Airbus restructuring hit by wrangling among European partners

Airbus has been forced by disagreement between its various European partners to put off announcing a proposed business-restructuring programme that could eliminate 12,000 jobs from the 57000-strong work force.

Squabbling about sharing of future contracts and job cuts broke out between Airbus' parent firm's four consortium partner nations - France, Germany, the UK and Spain - where Airbus factories are located. The aircraft maker has 15 plants in the four European countries.

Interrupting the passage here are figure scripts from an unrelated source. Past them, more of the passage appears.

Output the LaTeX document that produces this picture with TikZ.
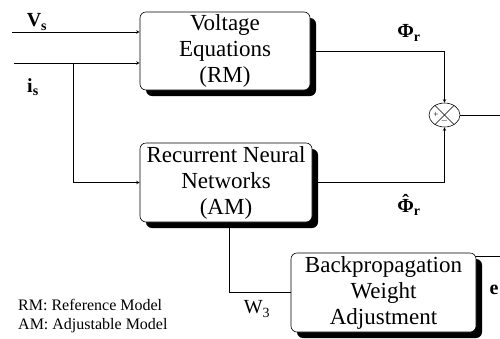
\documentclass[tikz,border=0pt]{standalone}
\usepackage{fontspec}
\setmainfont{Liberation Serif}
\usepackage{tikz}
\usetikzlibrary{shapes,arrows,positioning,calc,shadows}

\begin{document}
\begin{tikzpicture}[x=1pt, y=-1pt,
    block/.style={rectangle, draw, line width=0.6pt, rounded corners=6pt, fill=white, align=center, inner sep=0pt, font=\fontsize{23}{26}\selectfont, drop shadow={shadow xshift=6pt, shadow yshift=-6pt, fill=black, opacity=1}},
    sumnode/.style={ellipse, draw, line width=0.6pt, minimum width=31pt, minimum height=24pt, inner sep=0pt},
    signal/.style={font=\fontsize{20}{22}\selectfont\bfseries},
    arrow/.style={->, >=stealth, line width=0.6pt},
    line/.style={line width=0.6pt}
]
\useasboundingbox (0,0) rectangle (500,338);

% Blocks
\node[block, minimum width=170pt, minimum height=78pt] (volt) at (225, 51) {Voltage\\Equations\\(RM)};
\node[block, minimum width=172pt, minimum height=79pt] (rnn) at (226, 182.5) {Recurrent Neural\\Networks\\(AM)};
\node[block, minimum width=185pt, minimum height=79pt] (bp) at (383.5, 292.5) {Backpropagation\\Weight\\Adjustment};

% Summing junction
\node[sumnode] (sum) at (444.5, 115) {};
\draw[line] (sum.45) -- (sum.225);
\draw[line] (sum.135) -- (sum.315);
\node[font=\fontsize{9}{9}\selectfont, inner sep=0pt] (plus) at ([xshift=-8.5pt]sum.center) {+};
\node[font=\fontsize{9}{9}\selectfont, inner sep=0pt] (minus) at ([yshift=-6.5pt]sum.center) {$-$};

% Inputs
\coordinate (vsin) at (12, 32);
\coordinate (isin) at (14, 63);
\coordinate (br) at (73, 63);
\node[signal] (vs) at (37, 22) {V\textsubscript{s}};
\node[signal] (is) at (33, 87) {i\textsubscript{s}};
\draw[arrow] (vsin) -- (vsin -| volt.west);
\draw[arrow] (isin) -- (isin -| volt.west);
\draw[arrow] (br) |- (rnn.west);

% Model outputs
\draw[arrow] (volt.east) -| (sum.north);
\draw[arrow] (rnn.east) -| (sum.south);
\node[signal] (phir) at (409, 33) {Φ\textsubscript{r}};
\node[signal] (phihat) at (409, 205) {{\accent"02C6 Φ}\textsubscript{r}};

% Error and weights
\coordinate (out) at (500, 115);
\coordinate (eout) at (500, 256);
\draw[line] (sum.east) -- (out);
\draw[line] (eout -| bp.east) -- (eout);
\node[signal] (e) at (494, 290) {e};
\draw[line] ([xshift=3pt]rnn.south) |- (bp.west);
\node[font=\fontsize{20}{22}\selectfont] (w3) at (257, 309) {W\textsubscript{3}};

% Legend
\node[anchor=west, align=left, inner sep=0pt, font=\fontsize{16}{19}\selectfont] (legend) at (18, 316) {RM: Reference Model\\AM: Adjustable Model};

\end{tikzpicture}
\end{document}
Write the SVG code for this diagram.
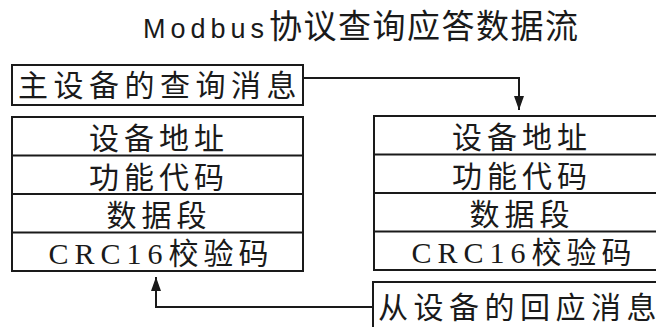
<svg xmlns="http://www.w3.org/2000/svg" width="656" height="327" viewBox="0 0 656 327">
<defs>
<style>
.box{fill:#fff;stroke:#1a1a1a;stroke-width:2}
.sep{stroke:#1a1a1a;stroke-width:2}
.ln{fill:none;stroke:#1a1a1a;stroke-width:2}
.t{font-family:"Liberation Serif","Noto Sans CJK SC",serif;font-size:30px;fill:#1a1a1a;text-anchor:middle;letter-spacing:5px}
.title{font-family:"Liberation Sans","Noto Sans CJK SC",sans-serif;fill:#1a1a1a}
</style>
<marker id="ah" viewBox="0 0 14 10" refX="14" refY="5" markerWidth="14" markerHeight="10" markerUnits="userSpaceOnUse" orient="auto">
<path d="M0,0 L14,5 L0,10 Z" fill="#1a1a1a"/>
</marker>
</defs>
<rect width="656" height="327" fill="#fff"/>
<text class="title" x="143" y="38"><tspan font-size="27" letter-spacing="5">Modbus</tspan><tspan font-size="33" letter-spacing="1.5">协议查询应答数据流</tspan></text>

<g id="query">
<rect class="box" x="12" y="65" width="291" height="40"/>
<text class="t" x="160" y="96" style="letter-spacing:5.5px">主设备的查询消息</text>
</g>

<g id="left-stack">
<rect class="box" x="12" y="117" width="291" height="154"/>
<line class="sep" x1="12" y1="155.5" x2="303" y2="155.5"/>
<line class="sep" x1="12" y1="194" x2="303" y2="194"/>
<line class="sep" x1="12" y1="232.5" x2="303" y2="232.5"/>
<text class="t" x="159" y="149">设备地址</text>
<text class="t" x="159" y="187.5">功能代码</text>
<text class="t" x="159" y="226">数据段</text>
<text class="t" x="161" y="263.5"><tspan style="letter-spacing:6px">CRC16</tspan>校验码</text>
</g>

<g id="right-stack">
<rect class="box" x="374" y="116" width="296" height="154"/>
<line class="sep" x1="374" y1="154.5" x2="670" y2="154.5"/>
<line class="sep" x1="374" y1="193" x2="670" y2="193"/>
<line class="sep" x1="374" y1="231.5" x2="670" y2="231.5"/>
<text class="t" x="522" y="148">设备地址</text>
<text class="t" x="522" y="186.5">功能代码</text>
<text class="t" x="522" y="225">数据段</text>
<text class="t" x="524" y="262.5"><tspan style="letter-spacing:6px">CRC16</tspan>校验码</text>
</g>

<g id="response">
<rect class="box" x="373" y="282" width="300" height="60"/>
<text class="t" x="520" y="318" style="letter-spacing:5.5px">从设备的回应消息</text>
</g>

<g id="connectors">
<path class="ln" d="M303,78 H519 V110" marker-end="url(#ah)"/>
<path class="ln" d="M373,307 H156 V277" marker-end="url(#ah)"/>
</g>
</svg>
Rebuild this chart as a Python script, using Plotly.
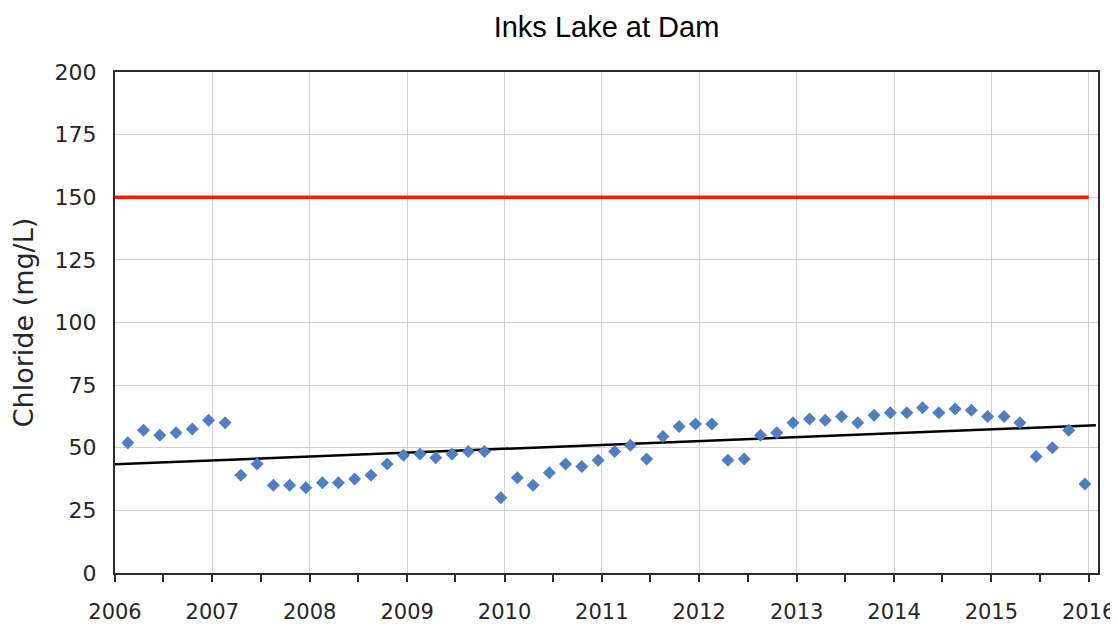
import plotly.graph_objects as go

# Sample dates (bimonthly) and chloride values (mg/L)
sample_dates = [
    "2006-02-18", "2006-04-18", "2006-06-18", "2006-08-18", "2006-10-18", "2006-12-18",
    "2007-02-18", "2007-04-18", "2007-06-18", "2007-08-18", "2007-10-18", "2007-12-18",
    "2008-02-18", "2008-04-18", "2008-06-18", "2008-08-18", "2008-10-18", "2008-12-18",
    "2009-02-18", "2009-04-18", "2009-06-18", "2009-08-18", "2009-10-18", "2009-12-18",
    "2010-02-18", "2010-04-18", "2010-06-18", "2010-08-18", "2010-10-18", "2010-12-18",
    "2011-02-18", "2011-04-18", "2011-06-18", "2011-08-18", "2011-10-18", "2011-12-18",
    "2012-02-18", "2012-04-18", "2012-06-18", "2012-08-18", "2012-10-18", "2012-12-18",
    "2013-02-18", "2013-04-18", "2013-06-18", "2013-08-18", "2013-10-18", "2013-12-18",
    "2014-02-18", "2014-04-18", "2014-06-18", "2014-08-18", "2014-10-18", "2014-12-18",
    "2015-02-18", "2015-04-18", "2015-06-18", "2015-08-18", "2015-10-18", "2015-12-18",
]
chloride = [
    52, 57, 55, 56, 57.5, 61,
    60, 39, 43.5, 35, 35, 34,
    36, 36, 37.5, 39, 43.5, 47,
    47.5, 46, 47.5, 48.5, 48.5, 30,
    38, 35, 40, 43.5, 42.5, 45,
    48.5, 51, 45.5, 54.5, 58.5, 59.5,
    59.5, 45, 45.5, 55, 56, 60,
    61.5, 61, 62.5, 60, 63, 64,
    64, 66, 64, 65.5, 65, 62.5,
    62.5, 60, 46.5, 50, 57, 35.5,
]

# Criterion line (mg/L)
criterion_dates = ["2006-01-01", "2016-01-01"]
criterion_values = [150, 150]

# Trend line endpoints
trend_dates = ["2006-01-01", "2016-01-28"]
trend_values = [43.4, 59.0]

fig = go.Figure()

fig.add_trace(go.Scatter(
    x=criterion_dates, y=criterion_values, mode="lines",
    line=dict(color="#ff1a00", width=3.5), hoverinfo="skip",
))
fig.add_trace(go.Scatter(
    x=trend_dates, y=trend_values, mode="lines",
    line=dict(color="#000000", width=2.5), hoverinfo="skip",
))
fig.add_trace(go.Scatter(
    x=sample_dates, y=chloride, mode="markers",
    marker=dict(symbol="diamond", size=10, color="#4f7fc0",
                line=dict(width=0)),
))

# page has an 8px body margin, so the figure is 8px smaller than the window
fig.update_layout(
    width=1110, height=621,
    paper_bgcolor="white", plot_bgcolor="white",
    showlegend=False,
    margin=dict(l=107, r=20, t=64, b=56),
    title=dict(
        text="Inks Lake at Dam",
        font=dict(family="Liberation Sans", size=29, color="#000000"),
        x=0.5, xref="paper", xanchor="center",
        y=1 - 19 / 621, yref="container", yanchor="middle",
        automargin=False,
    ),
    font=dict(family="DejaVu Sans", color="#262626"),
)

fig.update_xaxes(
    type="date",
    range=["2006-01-01", "2016-02-05"],
    dtick="M12", tick0="2006-01-01", tickformat="%Y",
    ticks="outside", ticklen=7, tickwidth=1.5, tickcolor="#2b2b2b",
    tickfont=dict(family="DejaVu Sans", size=21, color="#262626"),
    ticklabelstandoff=12,
    showgrid=True, gridcolor="#d4d4d4", gridwidth=1,
    showline=True, linecolor="#2b2b2b", linewidth=2, mirror=True,
    minor=dict(dtick="M6", tick0="2006-01-01", ticks="outside", ticklen=7,
               tickwidth=1.5, tickcolor="#2b2b2b", showgrid=False),
    zeroline=False,
    automargin=False,
)

fig.update_yaxes(
    range=[0, 200], dtick=25, tick0=0,
    ticks="", showgrid=True, gridcolor="#d4d4d4", gridwidth=1,
    tickfont=dict(family="DejaVu Sans", size=22, color="#262626"),
    ticklabelstandoff=12,
    showline=True, linecolor="#2b2b2b", linewidth=2, mirror=True,
    zeroline=False,
    automargin=False,
    title=dict(text="Chloride (mg/L)",
               font=dict(family="DejaVu Sans", size=27, color="#262626"),
               standoff=14),
)

fig.write_html("out.html")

Airbus' parent firm EADS says Airbus needs to reduce its costs by  €5 billion (Rs 289, 500 crore) by 2010 to boost productivity and make up for the losses caused by delays to the flagship A380 super jumbo project, which has been hit by delays on account of glitches in the 500km of wiring used in each aircraft.

Boeing's European rival says it has shelved plans to reveal a radical restructuring, which was due to have been unveiled today, likely to result in thousands of job losses.

The proposed restructuring has run into flak from elected government officials and unions from all four countries, fearing that plants in their countries could bear the brunt of the proposed job cuts.

Airbus said it had been unable to reach a "consensus" on the restructuring, particularly over which plants in which countries would handle the manufacturing and final assembly of the new A350 plane.

Airbus' main factory is in Toulouse, where it is headquartered and where it employs 11,500 people. Among its German plants, the company employs more than 10,000 staff in Hamburg, where final assembly of three models takes place.

In the UK, it has plants at Filton, near Bristol, and Broughton, in North Wales, employing more than 11,000 staff.

Louis Gallois, chief executive of both Airbus and EADS, said he hoped to resume negotiations on how contracts to build the plane, approved in December 2006, would be shared out in the next few days.